Show HN: Concise Encoding: The friendly data format for human and machine - kstenerud
https://concise-encoding.org/
======
zzo38computer
You might want to use encodings other than Unicode (or need to store strings
containing invalid Unicode for some reason). For implementations which support
this, I suggest a \x escape to escape a single byte; the \u escape would
encode the data as UTF-8. Even when Unicode is used, you might want a separate
escape for astral characters, rather than using surrogates (which are mostly
only relevant for UTF-16 anyways, not UTF-8; it says that unpaired surrogates
are not allowed, but surrogates should not be used at all in Unicode text
encoded as UTF-8). This would be application-specific. Additionally, in order
to simplify the implementation, you may wish to disallow non-ASCII characters
entirely when outside of quoted strings, verbatim strings, and comments; the
fact that Unicode characters that look similar are disallowed is the problem,
and can be solved by disallowing all of them in contexts where any of them are
disallowed. Also, comments should not be required to be valid UTF-8 (although
null bytes should still be disallowed). Furthermore, uppercase hexadecimal
should be allowed. Additionally, I believe the abbreviation for local time is
supposed to be "J" and not "L". Years should perhaps use astronomical year
numbering; zero represents 1 BC. And, another thing, is that in some
programming languages, the string "2000" might clash with the number 2000 as a
key, while in others it might not (actually, the same is true with integer vs
float), so I believe it is worth noting that.
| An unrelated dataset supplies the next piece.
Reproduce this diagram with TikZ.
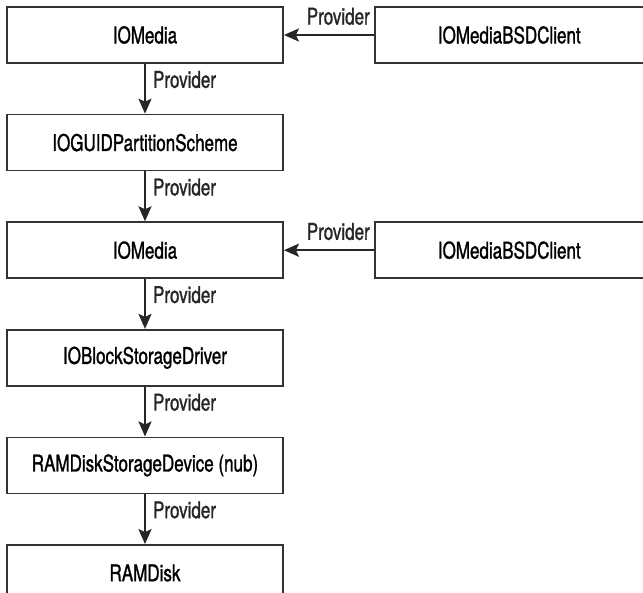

Some implementations might treat
UUIDs as URIs (I suppose any one that does will need to convert it back to
UUID when writing it out). Additionally, it says that the programming language
must match a name from the Linquist languages list; however, some people may
use programming languages not listed there, and although PostScript is listed,
it is listed as "markup" rather than "programming", even though it is actually
a programming language too (and not a markup language). Other than that, I
think that it look like good to me.